By BRIAN FALLOW economics editor
Science Minister Pete Hodgson is confident that private sector money will turn up to boost the Government's planned $100 million venture capital fund.
This is despite the fact that the fund is a response to a perceived market failure when it comes to backing Kiwi innovation and intellectual property with seed and start-up capital.
State money, to come from the balance sheets of crown research institutes and state-owned enterprises, will always make up a minority of investment in any such venture. Most of the money will come from New Zealand and overseas private investors.
Asked why the private sector would come to the party now, Mr Hodgson said the Government would dilute the risk for private investors and provide a stable partner.
And there might be a further incentive. An investment might be set up so that the Government fund could be sold to private-sector partners halfway through the deal. This would be at a price that would return to the Government the long-term cost of its money - such as the five-year bond yield.
"We are not entering the market to make money, but to accelerate the formation of high-risk, seed capital and start-up companies," Mr Hodgson said.
Eventually, those ventures which flourished would expand the tax base.

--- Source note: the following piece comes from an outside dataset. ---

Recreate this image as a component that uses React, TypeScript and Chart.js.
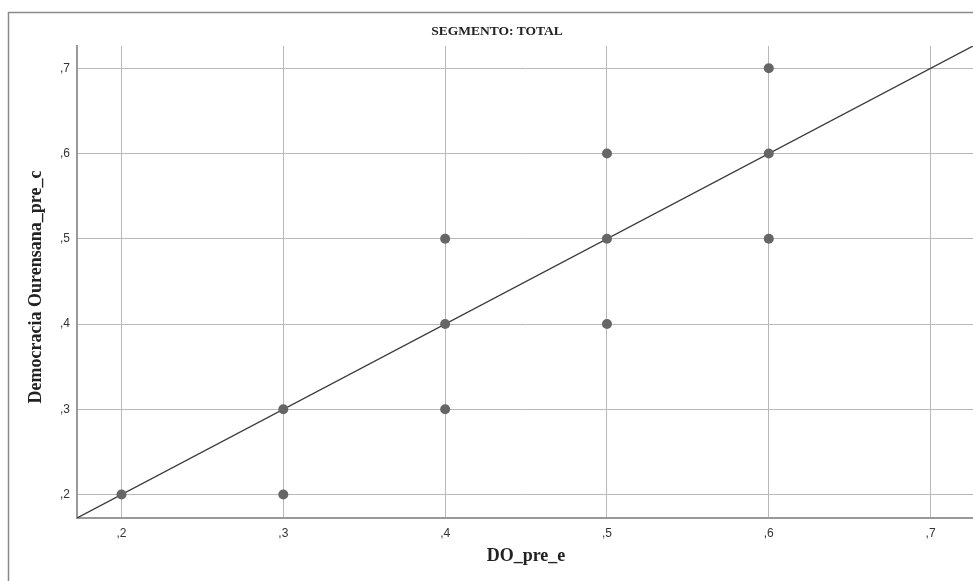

Up to $100 million would be invested in 10 funds over the next two or three years. They would be between $30 million and $50 million in size and operate for seven to 10 years.
The Government contribution in each fund would normally be up to a third, but the scheme's advisory board would have discretion to exceed that.
Each one would be run by professional venture capital fund managers. It will be able to invest a maximum of 15 per cent of its capital in any one venture.
Certain sectors are excluded - property development, retailing, mining, hospitality and reinvesting or relending.
"We haven't said the ventures have to be high-tech, but they have to be high-value added," Mr Hodgson said.
It was not Government policy to stay in the venture capital business long term.